The introduction to me reads as very confused:

One of the most sought-after features for PHP is Generics: The ability to have a type that takes another type as a parameter. It's a feature found in most compiled languages by now, but implementing generics in an interpreted language like PHP, where all the type checking would have to be done at runtime, has always proven Really Really Hard(tm), Really Really Slow(tm), or both.

* The topic of the article is implementing generics at compile time, but this claims that PHP is not compiled.

* Type checking is orthogonal to compilation vs interpreter.

* Types are not checked at runtime. It is kinda the point of types that they are checked before code runs. Runtime checks are on values. You can reify types at runtime but this breaks a useful property of generics (parametricity) and it prevents the very useful feature of types without a runtime representation (often known as newtypes).

* If you want to use types in the colloquial "dynamic type" meaning as tags on values, and you also want to talk about generics (a feature that only makes sense for types-as-compile-time-properties) you need to be really careful in your terminology or confusion will abound!

Addition, as I missed the edit window.

I wish they would elaborate on what Really Really Hard(tm) means. From a high-level I believe everything they are concerned with has been researched as part of the work on contract by Robby Findler and collaborators. E.g. https://users.cs.northwestern.edu/~robby/pubs/papers/popl201...
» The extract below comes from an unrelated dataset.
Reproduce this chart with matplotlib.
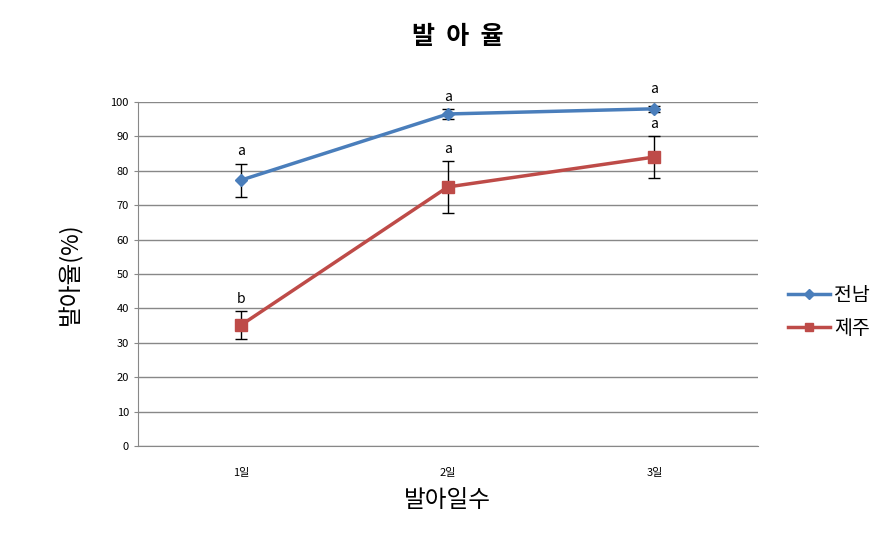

PHP afair compiles the textual PHP into some intermediate which is then run. So there is a compilation stage.

It's a bit of semantics, sure, but there's a subtle difference. In something like Java, there's a very distinct complication phase, the compilation is successful (type checks pass) and the bytecode is shipped off, and someone else runs that bytecode later. In PHP, you ship the code itself and the compilation phase is essentially the same as runtime. There is no distinct phase where types are pre-checked and analyzed. In PHP, all the syntax and type checking happens during (a phase of) runtime.

That's my understanding as well, so I don't understand why the introduction is worded as it is.